A decade later, Republican congressional candidate Yesli Vega is bringing back the concept. While campaigning across Virginia last month in her bid to unseat incumbent Rep. Abigail Spanberger (D-Va.), Vega was asked if she believed it is harder for a woman to get pregnant if she has been raped. According to Axios, which obtained audio of the incident, Vega first responded by saying, “Well, maybe because there’s so much going on in the body,” then hemmed and hawed a little, saying that she hadn’t “seen any studies” about that. But she ultimately landed near agreement: “It wouldn’t surprise me,” she said. “Because it’s not something that’s happening organically. You’re forcing it.”
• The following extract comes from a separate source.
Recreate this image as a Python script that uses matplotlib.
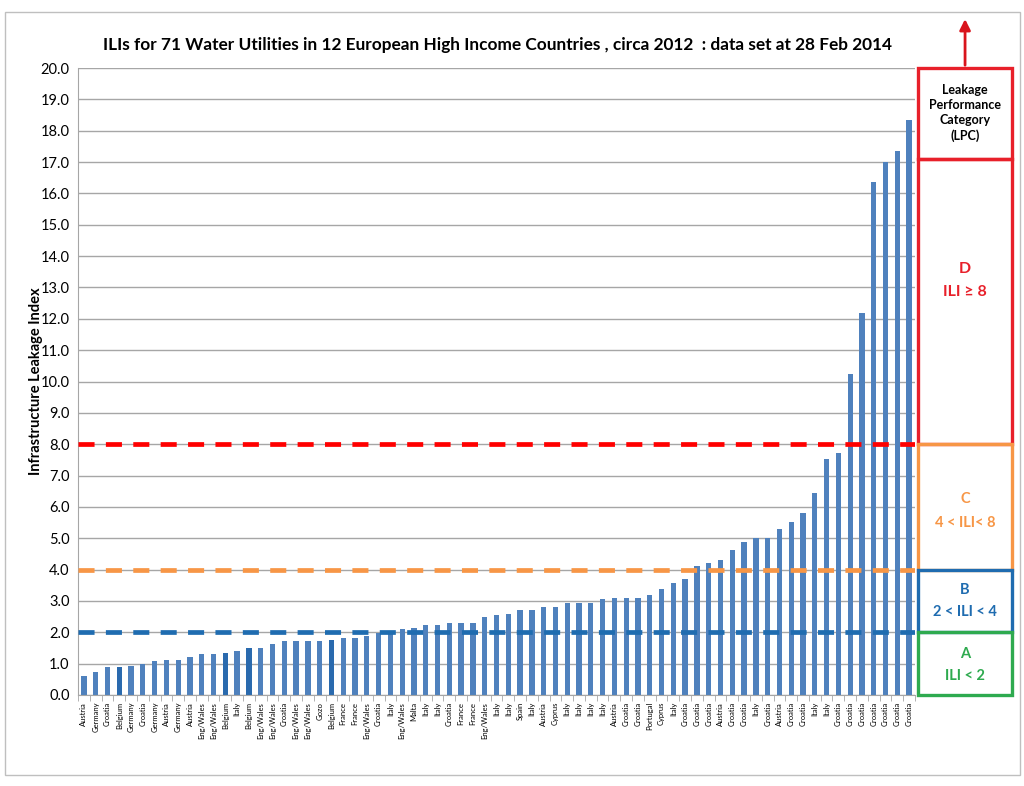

Vega also reasoned that it must be true that people don’t get pregnant easily after experiencing a rape because during her time as a police officer, “I’ve worked one case where as a result of a rape, the young woman became pregnant.”
Axios asked Vega about the comments, to which she responded, “I’m a mother of two, I’m fully aware of how women get pregnant.” Which ... presumably she knows how she got pregnant, but let’s not extend her understanding much past that. (Axios also noted that Vega’s campaign “did not dispute the audio’s authenticity.”)
This is a pretty fucked up thing to need to clarify, but here we are: Rape is not any less likely to result in pregnancy than consensual sex. There actually are studies that back this up, which exist because people keep saying nonsense about rape and pregnancy. Not that Vega would know that, I guess.